If your e-commerce website keeps flunking PCI vulnerability complaince scans with the following error:
BEAST (Browser Exploit Against SSL/TLS) Vulnerability, CVE-2011-3389
and you are running Microsoft Server 2008 R2, I can help you.
If you aren’t on Windows Server 2008 R2, there is no known way to pass this test short of upgrading your server to W2K8R2 and doing the following steps.

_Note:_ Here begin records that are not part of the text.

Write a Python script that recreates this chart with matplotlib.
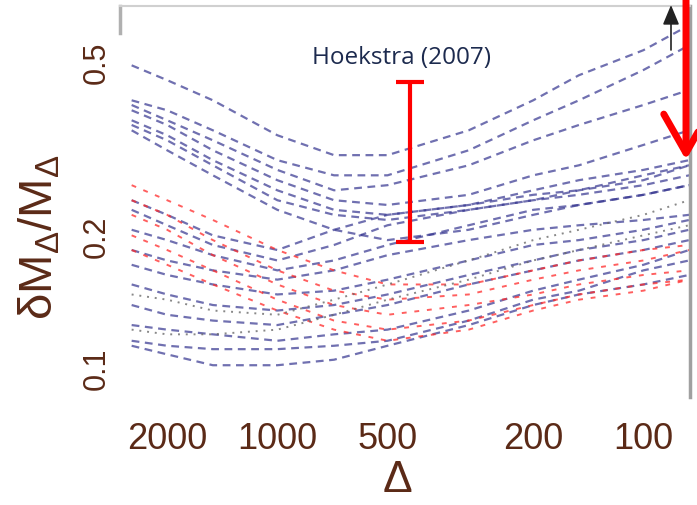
import matplotlib
matplotlib.use("Agg")
import matplotlib.pyplot as plt

plt.rcParams['font.family'] = ['Liberation Sans', 'DejaVu Sans']
plt.rcParams['mathtext.fontset'] = 'custom'
plt.rcParams['mathtext.rm'] = 'Liberation Sans'
plt.rcParams['mathtext.it'] = 'Liberation Sans'
plt.rcParams['mathtext.default'] = 'regular'

# ---- data ----
delta = [2500, 2000, 1500, 1000, 700, 500, 300, 200, 150, 100, 75]

# blue dashed curves (upper family)
blue_u1 = [0.494, 0.457, 0.411, 0.342, 0.308, 0.308, 0.351, 0.411, 0.469, 0.535, 0.610]
blue_u2 = [0.411, 0.390, 0.351, 0.300, 0.277, 0.277, 0.316, 0.370, 0.411, 0.482, 0.549]
blue_u3 = [0.401, 0.370, 0.333, 0.285, 0.256, 0.263, 0.292, 0.333, 0.361, 0.401, 0.434]
blue_u4 = [0.390, 0.361, 0.316, 0.270, 0.243, 0.237, 0.250, 0.277, 0.292, 0.325, 0.351]
blue_u5 = [0.370, 0.342, 0.300, 0.256, 0.231, 0.225, 0.237, 0.256, 0.270, 0.285, 0.300]
blue_u6 = [0.361, 0.333, 0.292, 0.243, 0.225, 0.219, 0.231, 0.243, 0.256, 0.270, 0.292]
blue_u7 = [0.351, 0.316, 0.277, 0.231, 0.208, 0.197, 0.208, 0.225, 0.237, 0.250, 0.263]
# blue dashed curves (lower family)
blue_l1 = [0.243, 0.225, 0.202, 0.187, 0.208, 0.225, 0.237, 0.250, 0.256, 0.277, 0.292]
blue_l2 = [0.231, 0.213, 0.192, 0.177, 0.192, 0.213, 0.231, 0.243, 0.250, 0.263, 0.277]
blue_l3 = [0.208, 0.197, 0.182, 0.168, 0.177, 0.192, 0.213, 0.231, 0.237, 0.250, 0.263]
blue_l4 = [0.187, 0.177, 0.168, 0.160, 0.168, 0.182, 0.197, 0.208, 0.213, 0.219, 0.225]
blue_l5 = [0.173, 0.164, 0.156, 0.148, 0.151, 0.160, 0.177, 0.192, 0.197, 0.208, 0.219]
blue_l6 = [0.156, 0.148, 0.140, 0.136, 0.140, 0.148, 0.164, 0.177, 0.187, 0.197, 0.208]
blue_l7 = [0.140, 0.133, 0.129, 0.126, 0.133, 0.140, 0.156, 0.168, 0.177, 0.187, 0.197]
blue_l8 = [0.126, 0.123, 0.120, 0.116, 0.120, 0.123, 0.136, 0.151, 0.160, 0.173, 0.187]
blue_l9 = [0.116, 0.113, 0.111, 0.111, 0.113, 0.116, 0.129, 0.144, 0.151, 0.168, 0.177]
blue_l10 = [0.113, 0.108, 0.102, 0.102, 0.105, 0.113, 0.126, 0.140, 0.148, 0.156, 0.164]

# red dashed curves
red_1 = [0.263, 0.243, 0.219, 0.187, 0.168, 0.156, 0.156, 0.168, 0.177, 0.187, 0.192]
red_2 = [0.243, 0.225, 0.197, 0.168, 0.151, 0.144, 0.148, 0.160, 0.168, 0.177, 0.187]
red_3 = [0.225, 0.208, 0.182, 0.156, 0.140, 0.133, 0.140, 0.148, 0.156, 0.164, 0.168]
red_4 = [0.202, 0.187, 0.168, 0.144, 0.129, 0.123, 0.129, 0.140, 0.148, 0.156, 0.160]
red_5 = [0.187, 0.173, 0.156, 0.136, 0.123, 0.116, 0.123, 0.136, 0.144, 0.151, 0.160]

# grey dotted curves
grey_1 = [0.148, 0.144, 0.136, 0.133, 0.144, 0.156, 0.177, 0.197, 0.208, 0.225, 0.243]
grey_2 = [0.123, 0.120, 0.120, 0.123, 0.133, 0.144, 0.160, 0.177, 0.187, 0.202, 0.213]

# Hoekstra (2007) error bar
hoek_delta = 434
hoek_low = 0.195
hoek_high = 0.452
hoek_label = "Hoekstra (2007)"

xticks = [2000, 1000, 500, 200, 100]
xtick_labels = ["2000", "1000", "500", "200", "100"]
yticks = [0.1, 0.2, 0.5]
ytick_labels = ["0.1", "0.2", "0.5"]

blue_curves = [blue_u1, blue_u2, blue_u3, blue_u4, blue_u5, blue_u6, blue_u7,
               blue_l1, blue_l2, blue_l3, blue_l4, blue_l5, blue_l6, blue_l7,
               blue_l8, blue_l9, blue_l10]
red_curves = [red_1, red_2, red_3, red_4, red_5]
grey_curves = [grey_1, grey_2]

# ---- figure ----
brown = '#5b2a17'
fig = plt.figure(figsize=(6.97, 5.05), dpi=100)
ax = fig.add_axes([120/697, 1-397/505, 570/697, 391/505])

for c in blue_curves:
    ax.plot(delta, c, color='#34348f', lw=1.6, alpha=0.7, dashes=(3.5, 2.5))
for c in red_curves:
    ax.plot(delta, c, color='#ff2a2a', lw=1.4, alpha=0.75, dashes=(2.5, 4))
for c in grey_curves:
    ax.plot(delta, c, color='#6a6a6a', lw=1.4, alpha=0.8, dashes=(1, 3))

ym = (hoek_low + hoek_high) / 2
ax.errorbar([hoek_delta], [ym], yerr=[[ym - hoek_low], [hoek_high - ym]],
            fmt='none', ecolor='#ff0000', elinewidth=3, capsize=10, capthick=3)

ax.text((402-120)/570, (397-58)/391, hoek_label, transform=ax.transAxes,
        ha='center', va='center', fontsize=17.5, color='#1c2a4e',
        family=['Open Sans', 'DejaVu Sans'])

ax.set_xscale('log')
ax.set_yscale('log')
ax.set_xlim(2690, 74.6)
ax.set_ylim(0.0863, 0.675)

ax.set_xticks(xticks)
ax.set_xticklabels(xtick_labels)
ax.set_yticks(yticks)
ax.set_yticklabels(ytick_labels, rotation=90, va='center')
ax.minorticks_off()
ax.tick_params(axis='x', length=0, pad=18, labelsize=26, labelcolor=brown)
ax.tick_params(axis='y', length=0, pad=6, labelsize=22, labelcolor=brown)

ax.set_xlabel(r'$\Delta$', fontsize=32, color=brown)
ax.xaxis.set_label_coords((397-120)/570, (397-481)/391)
ax.xaxis.label.set_va('center')
ax.set_ylabel(r'$\delta M_\Delta/M_\Delta$', fontsize=34, color=brown, va='center')
ax.yaxis.set_label_coords((40-120)/570, (397-237)/391)

for s in ['left', 'bottom']:
    ax.spines[s].set_visible(False)
ax.spines['top'].set_color('#d0d0d0')
ax.spines['top'].set_linewidth(1.5)
ax.spines['right'].set_color('#a0a0a0')
ax.spines['right'].set_linewidth(2.5)
ax.axvline(2690, ymin=0.93, ymax=1.0, color='#b0b0b0', lw=2.5, clip_on=False)

# annotation arrows (figure coords)
ax.annotate('', xy=(686/697, 1-160/505), xytext=(686/697, 1.02),
            xycoords='figure fraction', textcoords='figure fraction',
            arrowprops=dict(arrowstyle='->,head_length=1.4,head_width=0.8',
                            color='#ff0000', lw=5, mutation_scale=20,
                            shrinkA=0, shrinkB=0))
ax.annotate('', xy=(671/697, 1-5/505), xytext=(671/697, 1-50/505),
            xycoords='figure fraction', textcoords='figure fraction',
            arrowprops=dict(arrowstyle='-|>,head_length=0.6,head_width=0.25',
                            color='#222222', lw=1.2, mutation_scale=20,
                            shrinkA=0, shrinkB=0))

fig.savefig('out.png', dpi=100)
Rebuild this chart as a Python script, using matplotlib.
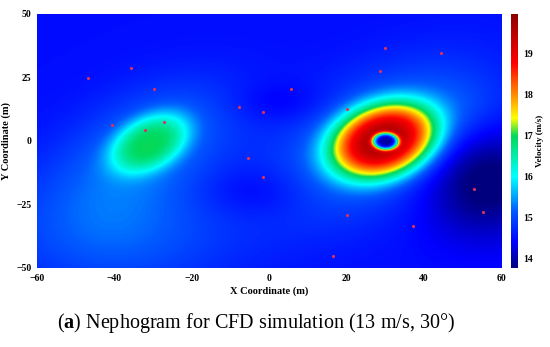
import matplotlib
matplotlib.use("Agg")
import matplotlib.pyplot as plt
import numpy as np
from matplotlib.colors import LinearSegmentedColormap

plt.rcParams['font.family'] = ['Liberation Serif', 'DejaVu Serif']
plt.rcParams['mathtext.fontset'] = 'custom'
plt.rcParams['mathtext.rm'] = 'Liberation Serif'
plt.rcParams['mathtext.bf'] = 'Liberation Serif:bold'

# velocity field features (m, m/s)
base_speed = 14.5
blob_x = [-40, -30, -31, 29, 29.5, 30, 55, -3, 3, 50]
blob_y = [-35, 0, -1, 0, 0, -0.3, -15, -20, 15, 12]
blob_amp = [0.7, 0.8, 1.6, 1.0, 4.2, -5.7, -0.9, -0.3, -0.25, 0.2]
blob_sx = [30, 26, 13, 33, 16, 3.4, 16, 14, 12, 12]
blob_sy = [25, 17, 8.5, 20, 12.5, 3.4, 22, 10, 8, 12]
blob_angle = [0, 50, 56, 50, 55, 0, 0, 0, 0, 0]
blob_power = [1, 1, 1.6, 1, 1.5, 2, 1, 1, 1, 1]

# monitoring points
pt_x = [-46.7, -35.7, -29.7, -40.6, -32.1, -27.2, -7.8, -1.7, -5.4, -1.7,
        5.6, 20.2, 28.6, 29.9, 44.5, 52.9, 55.3, 37.2, 20.2, 16.5]
pt_y = [24.7, 28.7, 20.5, 6.3, 4.3, 7.4, 13.4, 11.4, -6.8, -14.0,
        20.5, 12.5, 27.7, 36.7, 34.8, -19.0, -28.0, -33.3, -29.1, -45.4]

vmin, vmax = 13.78, 19.95
cbar_ticks = [14, 15, 16, 17, 18, 19]

xs = np.linspace(-60, 60, 600)
ys = np.linspace(-50, 50, 500)
X, Y = np.meshgrid(xs, ys)
V = np.full_like(X, base_speed)
for cx, cy, a, sx, sy, ang, p in zip(blob_x, blob_y, blob_amp, blob_sx,
                                     blob_sy, blob_angle, blob_power):
    t = np.deg2rad(ang)
    u = (X - cx) * np.cos(t) + (Y - cy) * np.sin(t)
    w = -(X - cx) * np.sin(t) + (Y - cy) * np.cos(t)
    d2 = (u / sx) ** 2 + (w / sy) ** 2
    V += a * np.exp(-d2 ** p)

cmap = LinearSegmentedColormap.from_list("neph", [
    (0.0, (0.0, 0.0, 0.5)),
    (0.1, (0.0, 0.0, 1.0)),
    (0.22, (0.0, 0.35, 1.0)),
    (0.36, (0.0, 1.0, 1.0)),
    (0.52, (0.0, 0.85, 0.35)),
    (0.59, (1.0, 1.0, 0.0)),
    (0.68, (1.0, 0.55, 0.0)),
    (0.81, (1.0, 0.0, 0.0)),
    (1.0, (0.55, 0.0, 0.0)),
])

fig = plt.figure(figsize=(5.5, 3.47), dpi=100)
ax = fig.add_axes([0.0673, 0.2277, 0.844, 0.732])
im = ax.imshow(V, extent=[-60, 60, -50, 50], origin="lower", cmap=cmap,
               vmin=vmin, vmax=vmax, aspect="auto", interpolation="bilinear")
ax.plot(pt_x, pt_y, ".", color="#e0305a", markersize=2.5)
ax.set_xlim(-60, 60)
ax.set_ylim(-50, 50)
ax.set_xticks([-60, -40, -20, 0, 20, 40, 60])
ax.set_yticks([-50, -25, 0, 25, 50])
ax.tick_params(length=0, labelsize=7, pad=4)
for lab in ax.get_xticklabels() + ax.get_yticklabels():
    lab.set_fontweight("bold")
for s in ax.spines.values():
    s.set_visible(False)
ax.set_xlabel("X Coordinate (m)", fontsize=7.5, fontweight="bold", labelpad=3)
ax.set_ylabel("Y Coordinate (m)", fontsize=7.5, fontweight="bold", labelpad=4)

cax = fig.add_axes([0.929, 0.2277, 0.0127, 0.732])
cb = fig.colorbar(im, cax=cax, ticks=cbar_ticks)
cb.outline.set_visible(False)
cb.ax.tick_params(length=0, labelsize=7, pad=4)
for lab in cb.ax.get_yticklabels():
    lab.set_fontweight("bold")
cb.set_label("Velocity (m/s)", fontsize=6.5, fontweight="bold", labelpad=2)

fig.text(0.465, 0.068, r"($\mathbf{a}$) Nephogram for CFD simulation (13 m/s, 30°)",
         ha="center", va="center", fontsize=14.5)

fig.savefig("out.png", dpi=100)
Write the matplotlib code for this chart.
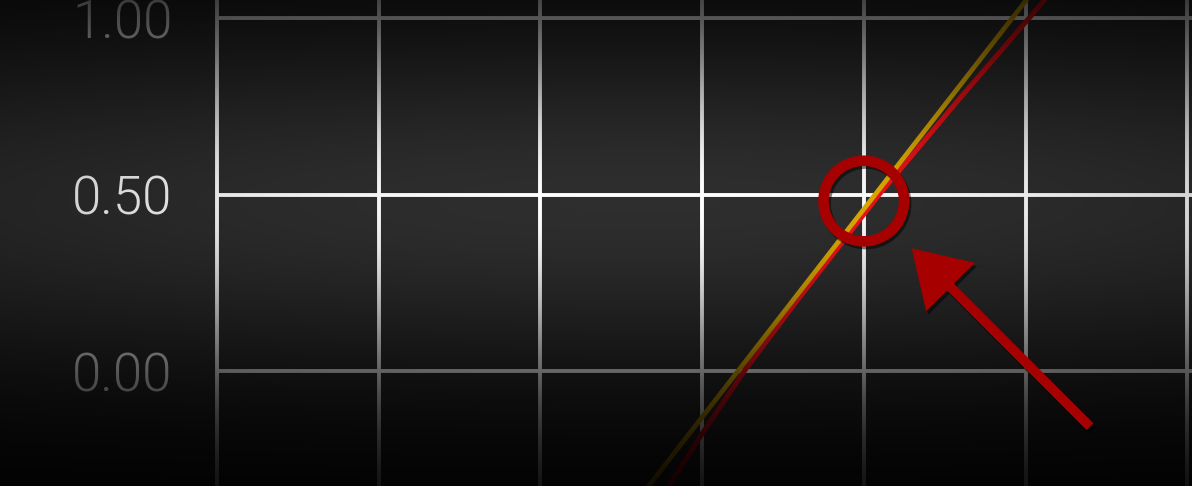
import numpy as np
import matplotlib
matplotlib.use('Agg')
import matplotlib.pyplot as plt
import matplotlib.patheffects as pe
from matplotlib.patches import FancyArrowPatch, ArrowStyle

# grid / ticks
grid_x = [0, 1, 2, 3, 4, 5, 6]
y_ticks = [0.0, 0.5, 1.0]
y_tick_labels = ['0.00', '0.50', '1.00']

# gold series (near straight)
gold_x = [2.55, 3.0, 3.5, 4.0, 4.5, 5.0, 5.2]
gold_y = [-0.396, -0.131, 0.164, 0.459, 0.754, 1.049, 1.167]
# red series (hugs gold in the middle, drifts right at both ends)
red_x = [2.649, 2.793, 3.003, 3.261, 3.588, 4.094, 4.588, 5.021, 5.30]
red_y = [-0.436, -0.326, -0.176, 0.0, 0.2, 0.5, 0.77, 1.0, 1.15]

# highlight + arrow
circle_pt = (4.0, 0.482)
arrow_tip = (4.296, 0.348)
arrow_tail = (5.399, -0.158)

W, H = 1192, 486
BG = '#2e2e2e'
fig = plt.figure(figsize=(W / 100, H / 100), dpi=100, facecolor=BG)

left_px = 217
ax = fig.add_axes([left_px / W, 0, 1 - left_px / W, 1])
ax.set_facecolor('none')
ax.set_xlim(0, (W - left_px) / 161.7)
ax.set_ylim(-0.326, 1.052)
ax.set_xticks(grid_x)
ax.set_xticklabels([])
ax.set_yticks(y_ticks)
ax.set_yticklabels(y_tick_labels, fontfamily='Roboto', fontweight=300,
                   fontsize=38, color='white')
ax.tick_params(length=0, pad=32)
ax.tick_params(axis='x', pad=0)
for s in ax.spines.values():
    s.set_visible(False)
ax.set_axisbelow(True)
ax.grid(True, color='white', lw=2.8)
for gl in ax.get_xgridlines():
    gl.set_clip_on(False)

ax.plot(red_x, red_y, color='#ee1218', lw=3.6, solid_capstyle='butt', zorder=3)
ax.plot(gold_x, gold_y, color='#dcaa00', lw=3.4, solid_capstyle='butt', zorder=4)

# dark vignette over everything drawn so far
yy, xx = np.mgrid[0:H, 0:W] + 0.5
alpha = 1 - np.exp(-((yy - 203) / 176) ** 2 - ((xx - 640) / 1300) ** 2)
rgba = np.zeros((H, W, 4))
rgba[..., 3] = alpha
ov = fig.add_axes([0, 0, 1, 1], zorder=5)
ov.imshow(rgba, extent=(0, 1, 0, 1), aspect='auto', interpolation='bilinear')
ov.set_xlim(0, 1)
ov.set_ylim(0, 1)
ov.axis('off')

# annotation layer
top = fig.add_axes(ax.get_position(), zorder=10)
top.set_xlim(ax.get_xlim())
top.set_ylim(ax.get_ylim())
top.axis('off')

mark_red = '#a60000'
top.plot([circle_pt[0]], [circle_pt[1]], marker='o', ms=58, mfc='none',
         mec=mark_red, mew=7.6,
         path_effects=[pe.SimpleLineShadow(offset=(1.5, -2), shadow_color='black', alpha=0.5),
                       pe.Normal()])

arrow = FancyArrowPatch(arrow_tail, arrow_tip,
                        arrowstyle=ArrowStyle('simple', head_length=39.5,
                                              head_width=49.5, tail_width=7.0),
                        mutation_scale=1, shrinkA=0, shrinkB=0,
                        color=mark_red, lw=0,
                        path_effects=[pe.withSimplePatchShadow(offset=(1.5, -2.5),
                                                               shadow_rgbFace='black',
                                                               alpha=0.5)])
top.add_patch(arrow)

fig.savefig('out.png', dpi=100, facecolor=BG)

This is the exact vulnerability as reported (in our case, by Trustkeeper):
BEAST (Browser Exploit Against SSL/TLS) Vulnerability The SSL protocol encrypts data by using CBC mode with chained initialization vectors. This allows an attacker, which is has gotten access to an HTTPS session via man-in-the-middle (MITM) attacks or other means, to obtain plain text HTTP headers via a blockwise chosen-boundary attack (BCBA) in conjunction with Javascript code that uses the HTML5 WebSocket API, the Java URLConnection API, or the Silverlight WebClient API. This vulnerability is more commonly referred to as Browser Exploit Against SSL/TLS or “BEAST”.
CVE: CVE-2011-3389
NVD: CVE-2011-3389
Bugtraq: 49778
CVSSv2: AV:N/AC:M/Au:N/C:P/I:N/A:N(4.30)
This is the remediation (as stated by Trustkeeper):
Affected users should disable all block-based cipher suites in the server’s SSL configuration and only support RC4 ciphers, which are not vulnerable to fully address this vulnerability. This vulnerability was addressed in TLS version 1.1/1.2, however, support for these newer TLS versions is not widely supported at the time of this writing, making it difficult to disable earlier versions.
Additionally, affected users can also configure SSL to prefer RC4 ciphers over block-based ciphers to limit, but not eliminate, exposure. Affected users that implement prioritization techniques for mitigation as described above should appeal this vulnerability and include details of the SSL configuration.
Here is the evidence (as stated by TrustKeeper):
Service: http
Evidence:
Cipher Suite: SSLv3 : DES-CBC3-SHA
Cipher Suite: SSLv3 : RC4-SHA
Cipher Suite: SSLv3 : RC4-MD5
Cipher Suite: TLSv1 : AES256-SHA
Cipher Suite: TLSv1 : AES128-SHA
Cipher Suite: TLSv1 : DES-CBC3-SHA
Cipher Suite: TLSv1 : RC4-SHA
Cipher Suite: TLSv1 : RC4-MD5
That isn’t much help, of course.
Ok, here is how to solve this. And you don’t even need REGEDIT!
- Make sure your website is on a Windows 2008 R2 server, with a valid SSL certificate.
- Download the following FREE – and FANTASTIC program to your web server.
- https://www.nartac.com/Products/IISCrypto/Default.aspx
- Run the program on your web server. Please be logged in as full admin, and remote desktop is fine.
- Start by clicking the PCI button, then make all your settings look like below:

- In some cases you might have a few more listing under SSL Cipher Suite order. Here is a screenshot from a second server (below). The settings below are also perfectly fine:

- In all cases – MAKE YOUR SETTINGS JUST LIKE ABOVE – and your site should always pass the BEAST test.
- IT IS CRITICAL that you have ONLY the CIPHERS selected in the above two screenshots, and the TOPMOST TWO in THIS SPECIFIC ORDER.
- apply the changes
- Restart the server.
- once the server is back up and running, go to the website below:
- https://www.ssllabs.com/ssltest/index.html
- Allow the test to complete. The test will tell you if the site passes all the tests and is BEAST compliant, and it will give you a score for your website. The website we tested scored 89 which is an “A”.
Hopefully this will help shortcut this process for some of you. I literally spent hours working this solution out.